## BEGIN

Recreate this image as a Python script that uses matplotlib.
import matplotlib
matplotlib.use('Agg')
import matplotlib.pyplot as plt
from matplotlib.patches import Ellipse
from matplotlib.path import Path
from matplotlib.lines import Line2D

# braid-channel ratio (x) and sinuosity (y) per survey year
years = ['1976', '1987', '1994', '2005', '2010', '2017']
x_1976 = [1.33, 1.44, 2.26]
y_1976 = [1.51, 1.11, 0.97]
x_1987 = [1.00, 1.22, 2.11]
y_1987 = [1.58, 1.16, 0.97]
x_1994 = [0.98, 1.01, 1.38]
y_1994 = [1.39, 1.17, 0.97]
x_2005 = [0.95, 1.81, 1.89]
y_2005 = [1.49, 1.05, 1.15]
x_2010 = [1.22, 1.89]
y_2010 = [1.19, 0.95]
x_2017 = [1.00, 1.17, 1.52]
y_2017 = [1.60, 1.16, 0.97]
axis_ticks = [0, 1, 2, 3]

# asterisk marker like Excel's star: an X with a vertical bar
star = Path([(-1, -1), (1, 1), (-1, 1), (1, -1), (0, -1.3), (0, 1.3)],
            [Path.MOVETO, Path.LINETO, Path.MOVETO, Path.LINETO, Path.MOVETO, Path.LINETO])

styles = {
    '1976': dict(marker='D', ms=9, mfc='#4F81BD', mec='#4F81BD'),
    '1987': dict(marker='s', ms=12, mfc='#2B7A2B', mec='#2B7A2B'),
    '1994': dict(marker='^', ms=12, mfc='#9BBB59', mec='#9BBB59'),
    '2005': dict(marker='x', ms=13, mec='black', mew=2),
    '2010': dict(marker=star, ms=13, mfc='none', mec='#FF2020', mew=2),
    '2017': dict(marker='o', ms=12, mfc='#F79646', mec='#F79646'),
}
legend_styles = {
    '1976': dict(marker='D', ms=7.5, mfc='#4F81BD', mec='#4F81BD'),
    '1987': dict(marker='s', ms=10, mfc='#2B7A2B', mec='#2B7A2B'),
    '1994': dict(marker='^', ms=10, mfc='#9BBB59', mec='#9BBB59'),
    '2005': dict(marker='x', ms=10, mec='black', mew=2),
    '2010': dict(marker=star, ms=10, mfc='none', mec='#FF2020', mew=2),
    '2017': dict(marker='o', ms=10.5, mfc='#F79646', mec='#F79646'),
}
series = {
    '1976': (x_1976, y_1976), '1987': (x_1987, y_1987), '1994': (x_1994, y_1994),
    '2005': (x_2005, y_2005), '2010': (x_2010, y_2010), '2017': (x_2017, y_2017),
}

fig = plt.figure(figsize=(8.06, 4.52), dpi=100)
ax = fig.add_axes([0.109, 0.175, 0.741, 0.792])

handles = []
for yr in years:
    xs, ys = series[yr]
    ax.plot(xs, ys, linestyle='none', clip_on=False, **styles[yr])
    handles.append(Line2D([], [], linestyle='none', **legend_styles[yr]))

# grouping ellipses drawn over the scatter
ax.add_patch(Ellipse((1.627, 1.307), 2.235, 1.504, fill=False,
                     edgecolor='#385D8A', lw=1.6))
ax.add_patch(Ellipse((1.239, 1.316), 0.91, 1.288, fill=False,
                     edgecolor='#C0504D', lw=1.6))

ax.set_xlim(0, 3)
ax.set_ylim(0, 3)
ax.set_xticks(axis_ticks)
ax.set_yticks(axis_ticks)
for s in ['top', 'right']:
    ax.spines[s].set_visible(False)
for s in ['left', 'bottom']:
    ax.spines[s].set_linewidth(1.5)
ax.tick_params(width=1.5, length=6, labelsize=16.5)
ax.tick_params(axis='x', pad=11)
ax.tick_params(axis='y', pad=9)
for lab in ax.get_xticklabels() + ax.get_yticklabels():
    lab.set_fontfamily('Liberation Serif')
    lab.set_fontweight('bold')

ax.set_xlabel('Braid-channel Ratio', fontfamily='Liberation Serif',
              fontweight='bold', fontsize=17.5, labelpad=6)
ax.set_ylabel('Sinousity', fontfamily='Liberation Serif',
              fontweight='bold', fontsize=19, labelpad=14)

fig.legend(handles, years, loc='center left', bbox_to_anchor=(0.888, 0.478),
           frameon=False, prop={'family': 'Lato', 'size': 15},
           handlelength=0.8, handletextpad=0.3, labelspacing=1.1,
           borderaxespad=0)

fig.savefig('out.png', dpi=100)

## END
## BEGIN

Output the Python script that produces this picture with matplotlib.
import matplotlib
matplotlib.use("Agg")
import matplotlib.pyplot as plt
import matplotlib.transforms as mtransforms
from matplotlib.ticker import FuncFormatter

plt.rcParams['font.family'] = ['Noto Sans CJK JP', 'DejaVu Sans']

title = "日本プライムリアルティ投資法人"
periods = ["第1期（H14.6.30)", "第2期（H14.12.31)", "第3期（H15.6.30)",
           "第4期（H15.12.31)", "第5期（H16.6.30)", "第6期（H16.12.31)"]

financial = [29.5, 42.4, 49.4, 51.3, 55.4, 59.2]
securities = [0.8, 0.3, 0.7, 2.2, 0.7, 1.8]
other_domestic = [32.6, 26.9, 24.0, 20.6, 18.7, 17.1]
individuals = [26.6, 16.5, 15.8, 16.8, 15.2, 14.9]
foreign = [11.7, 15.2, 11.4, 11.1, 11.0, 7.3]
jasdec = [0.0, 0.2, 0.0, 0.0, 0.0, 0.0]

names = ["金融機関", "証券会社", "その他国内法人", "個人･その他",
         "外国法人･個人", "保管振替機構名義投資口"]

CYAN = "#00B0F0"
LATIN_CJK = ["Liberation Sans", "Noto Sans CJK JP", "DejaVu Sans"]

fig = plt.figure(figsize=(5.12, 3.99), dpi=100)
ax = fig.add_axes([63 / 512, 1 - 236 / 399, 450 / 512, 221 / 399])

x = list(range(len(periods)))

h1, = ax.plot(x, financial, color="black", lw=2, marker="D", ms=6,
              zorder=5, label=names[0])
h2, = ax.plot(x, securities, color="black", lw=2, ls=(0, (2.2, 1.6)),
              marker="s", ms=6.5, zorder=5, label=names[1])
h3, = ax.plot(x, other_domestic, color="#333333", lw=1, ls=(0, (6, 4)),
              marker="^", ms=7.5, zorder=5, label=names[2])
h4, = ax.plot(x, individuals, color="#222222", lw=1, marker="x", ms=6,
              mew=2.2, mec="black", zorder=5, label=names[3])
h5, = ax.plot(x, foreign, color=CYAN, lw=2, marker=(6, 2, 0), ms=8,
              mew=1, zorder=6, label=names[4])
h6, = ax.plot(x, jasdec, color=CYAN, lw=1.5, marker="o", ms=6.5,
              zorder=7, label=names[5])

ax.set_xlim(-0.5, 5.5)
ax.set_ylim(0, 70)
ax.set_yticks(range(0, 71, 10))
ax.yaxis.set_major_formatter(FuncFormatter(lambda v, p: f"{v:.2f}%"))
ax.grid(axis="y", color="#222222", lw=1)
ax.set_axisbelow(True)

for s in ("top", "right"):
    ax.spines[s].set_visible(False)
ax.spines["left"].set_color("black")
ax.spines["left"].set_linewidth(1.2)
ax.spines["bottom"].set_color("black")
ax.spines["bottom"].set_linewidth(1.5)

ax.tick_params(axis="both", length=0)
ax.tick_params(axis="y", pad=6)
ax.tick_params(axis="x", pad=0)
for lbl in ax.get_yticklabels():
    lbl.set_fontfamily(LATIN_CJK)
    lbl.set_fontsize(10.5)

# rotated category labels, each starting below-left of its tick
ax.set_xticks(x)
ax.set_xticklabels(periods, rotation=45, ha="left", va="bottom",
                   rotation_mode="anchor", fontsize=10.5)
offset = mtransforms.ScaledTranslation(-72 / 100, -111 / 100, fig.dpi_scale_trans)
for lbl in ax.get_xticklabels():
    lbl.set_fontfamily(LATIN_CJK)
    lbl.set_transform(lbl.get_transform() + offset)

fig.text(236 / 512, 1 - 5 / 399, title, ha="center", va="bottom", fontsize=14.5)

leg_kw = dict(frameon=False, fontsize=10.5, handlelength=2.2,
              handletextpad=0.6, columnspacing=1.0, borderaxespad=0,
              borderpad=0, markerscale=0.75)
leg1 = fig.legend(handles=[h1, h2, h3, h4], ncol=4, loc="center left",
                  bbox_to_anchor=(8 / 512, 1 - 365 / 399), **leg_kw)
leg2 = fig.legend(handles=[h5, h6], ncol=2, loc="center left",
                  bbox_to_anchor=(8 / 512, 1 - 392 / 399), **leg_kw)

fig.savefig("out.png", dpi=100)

## END

> **Stated exercise**
Transcribe exactly, and only, the lines beginning at the line containing "Output the Python" and ending at the line containing "x = list(range(len(periods)))", both inclusive.

> **Result for this exercise**
Output the Python script that produces this picture with matplotlib.
import matplotlib
matplotlib.use("Agg")
import matplotlib.pyplot as plt
import matplotlib.transforms as mtransforms
from matplotlib.ticker import FuncFormatter

plt.rcParams['font.family'] = ['Noto Sans CJK JP', 'DejaVu Sans']

title = "日本プライムリアルティ投資法人"
periods = ["第1期（H14.6.30)", "第2期（H14.12.31)", "第3期（H15.6.30)",
           "第4期（H15.12.31)", "第5期（H16.6.30)", "第6期（H16.12.31)"]

financial = [29.5, 42.4, 49.4, 51.3, 55.4, 59.2]
securities = [0.8, 0.3, 0.7, 2.2, 0.7, 1.8]
other_domestic = [32.6, 26.9, 24.0, 20.6, 18.7, 17.1]
individuals = [26.6, 16.5, 15.8, 16.8, 15.2, 14.9]
foreign = [11.7, 15.2, 11.4, 11.1, 11.0, 7.3]
jasdec = [0.0, 0.2, 0.0, 0.0, 0.0, 0.0]

names = ["金融機関", "証券会社", "その他国内法人", "個人･その他",
         "外国法人･個人", "保管振替機構名義投資口"]

CYAN = "#00B0F0"
LATIN_CJK = ["Liberation Sans", "Noto Sans CJK JP", "DejaVu Sans"]

fig = plt.figure(figsize=(5.12, 3.99), dpi=100)
ax = fig.add_axes([63 / 512, 1 - 236 / 399, 450 / 512, 221 / 399])

x = list(range(len(periods)))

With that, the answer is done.